Największe wzrosty plonów r/r będą w Holandii i we Francji. Holenderska pszenica ma dać plony 8,76 t/ha i będzie to aż o 24% więcej w porównaniu do ubiegłego roku. Francja natomiast w tym sezonie ma pszenicy zebrać średnio 7,10 t/ha, co ubiegłoroczny wynik wynoszący dokładnie o tonę mniej poprawi o 16%.
W naszym kraju plony mają wzrosnąć o symboliczne 2%, średnio w Polsce zbierzemy 5,31 t pszenicy z hektara.
Jak plony to i zbiory wzrosną
Miedzy innymi na podstawie tych właśnie danych Komisja Europejska prognozuje, że w przyszłym sezonie produkcja pszenicy w Unii odbije się wreszcie od najniższego poziomu od 12 lat.

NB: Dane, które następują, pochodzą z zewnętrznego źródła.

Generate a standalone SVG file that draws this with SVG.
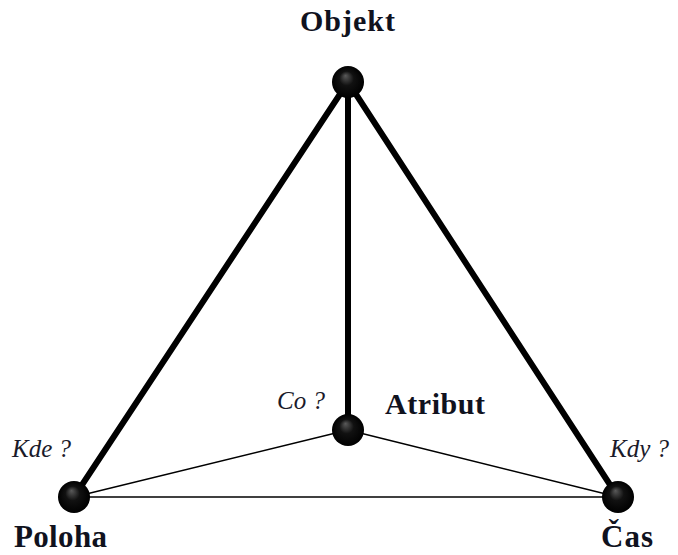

W swoich pierwszych prognozach na sezon 2025/26, unijni eksperci przewidują, że produkcja pszenicy miękkiej w Zjednoczonej Europie wyniesie 126,5 mln t, w porównaniu do 111,8 mln ton w sezonie 2024/25. Będziemy więc mieli do czynienia z proporcjonalnym wzrostem rocznym aż o 13 %.